Stated problem:
Your task is to transcribe all of the data below exactly, omitting the images.

══════

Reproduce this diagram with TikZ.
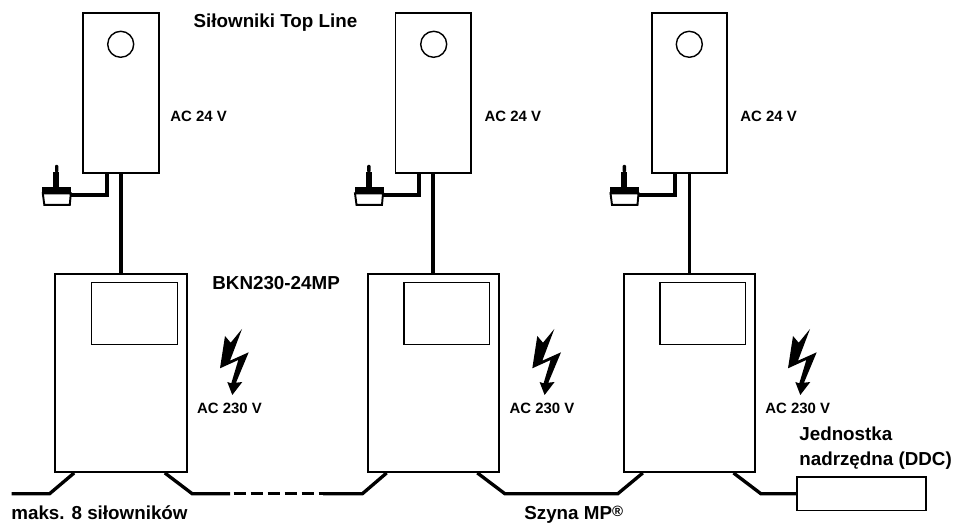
\documentclass[tikz,border=0pt]{standalone}
\usepackage{fontspec}
\setmainfont{Liberation Sans}
\usetikzlibrary{calc}
\tikzset{
	actuator/.style={draw,line width=1.1pt,inner sep=0pt,minimum width=1.514cm,minimum height=3.206cm},
	knob/.style={draw,circle,line width=0.8pt,inner sep=0pt,minimum size=0.52cm},
	trafo/.style={draw,line width=1.1pt,inner sep=0pt,minimum width=2.63cm,minimum height=3.96cm},
	screen/.style={draw,line width=0.7pt,inner sep=0pt,minimum width=1.714cm,minimum height=1.25cm},
	ddcbox/.style={draw,line width=1.1pt,inner sep=0pt,minimum width=2.58cm,minimum height=0.668cm},
	cable/.style={line width=2.2pt},
	bus/.style={line width=1.9pt},
	smalltext/.style={anchor=base west,inner sep=0pt,font=\bfseries\fontsize{8.5pt}{10pt}\selectfont},
	bigtext/.style={anchor=base west,inner sep=0pt,font=\bfseries\fontsize{10.7pt}{13pt}\selectfont},
	sensor/.pic={
		\fill (0,0) rectangle (29,6);
		\fill (11,0) rectangle (17,-15.6);
		\fill[rounded corners=0.5pt] (12.7,-15) rectangle (16,-22.3);
		\draw[line width=1.1pt] (0.5,6) -- (28.5,6) -- (27.5,17.5) -- (2,17.5) -- cycle;
		\coordinate (-out) at (28.5,7.7);
	},
	bolt/.pic={
		\fill (0,0) -- (-12,31.7) -- (6.7,23.3) -- (-6,53.7) -- (0.3,53) -- (-9.7,66) -- (-14.7,53) -- (-10.7,54.3) -- (-3.7,31) -- (-22,39.3) -- (-17,7) -- (-11.3,13.7) -- cycle;
	}
}
\begin{document}
\begin{tikzpicture}[x=0.02cm,y=-0.02cm]
	\useasboundingbox (0,0) rectangle (957,523);
	% actuators
	\node (act1) [actuator] at (120.85,92.85) {};
	\node (act2) [actuator] at (433.35,92.85) {};
	\node (act3) [actuator] at (689.5,92.85) {};
	\node (knob1) [knob] at (120.7,44.3) {};
	\node (knob2) [knob] at (433.7,44.3) {};
	\node (knob3) [knob] at (689.3,44.3) {};
	% transformers
	\node (trafo1) [trafo] at (120.85,373) {};
	\node (trafo2) [trafo] at (433.35,373) {};
	\node (trafo3) [trafo] at (689.5,373) {};
	\node (screen1) [screen] at (134.5,313.5) {};
	\node (screen2) [screen] at (446.85,313.5) {};
	\node (screen3) [screen] at (702.85,313.5) {};
	\draw[cable] (act1.south) -- (trafo1.north);
	\draw[cable] (act2.south) -- (trafo2.north);
	\draw[cable] (act3.south) -- (trafo3.north);
	% sensors
	\pic (sens1) at (42.3,187.3) {sensor};
	\pic (sens2) at (354.5,187.3) {sensor};
	\pic (sens3) at (610,187.3) {sensor};
	\draw[cable] (sens1-out) -| ($(act1.south west)+(24.7,0)$);
	\draw[cable] (sens2-out) -| ($(act2.south west)+(24.7,0)$);
	\draw[cable] (sens3-out) -| ($(act3.south west)+(24.7,0)$);
	% bus
	\node (ddc) [ddcbox] at (861.2,493.8) {};
	\coordinate (busstart) at (11.5,493.8);
	\draw[bus] (busstart) -- (49.5,493.8) -- ($(trafo1.south west)+(20,0)$);
	\draw[bus] ($(trafo1.south west)+(110.7,0)$) -- (192.3,493.8) -- (230,493.8);
	\draw[bus,dash pattern=on 7.3pt off 2.4pt] (233.5,493.8) -- (323,493.8);
	\draw[bus] (323,493.8) -- (362.3,493.8) -- ($(trafo2.south west)+(20,0)$);
	\draw[bus] ($(trafo2.south west)+(110.7,0)$) -- (505,493.8) -- (617.7,493.8) -- ($(trafo3.south west)+(20,0)$);
	\draw[bus] ($(trafo3.south west)+(110.7,0)$) -- (761,493.8) -- (ddc.west);
	% lightning
	\pic (bolt1) at (242,329) {bolt};
	\pic (bolt2) at (554.3,329) {bolt};
	\pic (bolt3) at (810,329) {bolt};
	% labels
	\node (toplabel) [bigtext] at (193.3,28) {Siłowniki Top Line};
	\node (ac24a) [smalltext] at (170,121.5) {AC 24 V};
	\node (ac24b) [smalltext] at (484.3,121.5) {AC 24 V};
	\node (ac24c) [smalltext] at (740,121.5) {AC 24 V};
	\node (trafolabel) [bigtext] at (212,290) {BKN230-24MP};
	\node (ac230a) [smalltext] at (196.7,414) {AC 230 V};
	\node (ac230b) [smalltext] at (509.3,414) {AC 230 V};
	\node (ac230c) [smalltext] at (765,414) {AC 230 V};
	\node (ddctop) [bigtext] at (799,440) {Jednostka};
	\node (ddcbottom) [bigtext] at (799,465) {nadrzędna (DDC)};
	\node (maxlabel) [bigtext] at (11,519.3) {maks. 8 siłowników};
	\node (buslabel) [bigtext] at (524,519.3) {Szyna MP\raisebox{1.5pt}{\fontsize{8.5pt}{8.5pt}\selectfont ®}};
\end{tikzpicture}
\end{document}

══════

Output below:
Reproduce this diagram with TikZ.
\documentclass[tikz,border=0pt]{standalone}
\usepackage{fontspec}
\setmainfont{Liberation Sans}
\usetikzlibrary{calc}
\tikzset{
	actuator/.style={draw,line width=1.1pt,inner sep=0pt,minimum width=1.514cm,minimum height=3.206cm},
	knob/.style={draw,circle,line width=0.8pt,inner sep=0pt,minimum size=0.52cm},
	trafo/.style={draw,line width=1.1pt,inner sep=0pt,minimum width=2.63cm,minimum height=3.96cm},
	screen/.style={draw,line width=0.7pt,inner sep=0pt,minimum width=1.714cm,minimum height=1.25cm},
	ddcbox/.style={draw,line width=1.1pt,inner sep=0pt,minimum width=2.58cm,minimum height=0.668cm},
	cable/.style={line width=2.2pt},
	bus/.style={line width=1.9pt},
	smalltext/.style={anchor=base west,inner sep=0pt,font=\bfseries\fontsize{8.5pt}{10pt}\selectfont},
	bigtext/.style={anchor=base west,inner sep=0pt,font=\bfseries\fontsize{10.7pt}{13pt}\selectfont},
	sensor/.pic={
		\fill (0,0) rectangle (29,6);
		\fill (11,0) rectangle (17,-15.6);
		\fill[rounded corners=0.5pt] (12.7,-15) rectangle (16,-22.3);
		\draw[line width=1.1pt] (0.5,6) -- (28.5,6) -- (27.5,17.5) -- (2,17.5) -- cycle;
		\coordinate (-out) at (28.5,7.7);
	},
	bolt/.pic={
		\fill (0,0) -- (-12,31.7) -- (6.7,23.3) -- (-6,53.7) -- (0.3,53) -- (-9.7,66) -- (-14.7,53) -- (-10.7,54.3) -- (-3.7,31) -- (-22,39.3) -- (-17,7) -- (-11.3,13.7) -- cycle;
	}
}
\begin{document}
\begin{tikzpicture}[x=0.02cm,y=-0.02cm]
	\useasboundingbox (0,0) rectangle (957,523);
	% actuators
	\node (act1) [actuator] at (120.85,92.85) {};
	\node (act2) [actuator] at (433.35,92.85) {};
	\node (act3) [actuator] at (689.5,92.85) {};
	\node (knob1) [knob] at (120.7,44.3) {};
	\node (knob2) [knob] at (433.7,44.3) {};
	\node (knob3) [knob] at (689.3,44.3) {};
	% transformers
	\node (trafo1) [trafo] at (120.85,373) {};
	\node (trafo2) [trafo] at (433.35,373) {};
	\node (trafo3) [trafo] at (689.5,373) {};
	\node (screen1) [screen] at (134.5,313.5) {};
	\node (screen2) [screen] at (446.85,313.5) {};
	\node (screen3) [screen] at (702.85,313.5) {};
	\draw[cable] (act1.south) -- (trafo1.north);
	\draw[cable] (act2.south) -- (trafo2.north);
	\draw[cable] (act3.south) -- (trafo3.north);
	% sensors
	\pic (sens1) at (42.3,187.3) {sensor};
	\pic (sens2) at (354.5,187.3) {sensor};
	\pic (sens3) at (610,187.3) {sensor};
	\draw[cable] (sens1-out) -| ($(act1.south west)+(24.7,0)$);
	\draw[cable] (sens2-out) -| ($(act2.south west)+(24.7,0)$);
	\draw[cable] (sens3-out) -| ($(act3.south west)+(24.7,0)$);
	% bus
	\node (ddc) [ddcbox] at (861.2,493.8) {};
	\coordinate (busstart) at (11.5,493.8);
	\draw[bus] (busstart) -- (49.5,493.8) -- ($(trafo1.south west)+(20,0)$);
	\draw[bus] ($(trafo1.south west)+(110.7,0)$) -- (192.3,493.8) -- (230,493.8);
	\draw[bus,dash pattern=on 7.3pt off 2.4pt] (233.5,493.8) -- (323,493.8);
	\draw[bus] (323,493.8) -- (362.3,493.8) -- ($(trafo2.south west)+(20,0)$);
	\draw[bus] ($(trafo2.south west)+(110.7,0)$) -- (505,493.8) -- (617.7,493.8) -- ($(trafo3.south west)+(20,0)$);
	\draw[bus] ($(trafo3.south west)+(110.7,0)$) -- (761,493.8) -- (ddc.west);
	% lightning
	\pic (bolt1) at (242,329) {bolt};
	\pic (bolt2) at (554.3,329) {bolt};
	\pic (bolt3) at (810,329) {bolt};
	% labels
	\node (toplabel) [bigtext] at (193.3,28) {Siłowniki Top Line};
	\node (ac24a) [smalltext] at (170,121.5) {AC 24 V};
	\node (ac24b) [smalltext] at (484.3,121.5) {AC 24 V};
	\node (ac24c) [smalltext] at (740,121.5) {AC 24 V};
	\node (trafolabel) [bigtext] at (212,290) {BKN230-24MP};
	\node (ac230a) [smalltext] at (196.7,414) {AC 230 V};
	\node (ac230b) [smalltext] at (509.3,414) {AC 230 V};
	\node (ac230c) [smalltext] at (765,414) {AC 230 V};
	\node (ddctop) [bigtext] at (799,440) {Jednostka};
	\node (ddcbottom) [bigtext] at (799,465) {nadrzędna (DDC)};
	\node (maxlabel) [bigtext] at (11,519.3) {maks. 8 siłowników};
	\node (buslabel) [bigtext] at (524,519.3) {Szyna MP\raisebox{1.5pt}{\fontsize{8.5pt}{8.5pt}\selectfont ®}};
\end{tikzpicture}
\end{document}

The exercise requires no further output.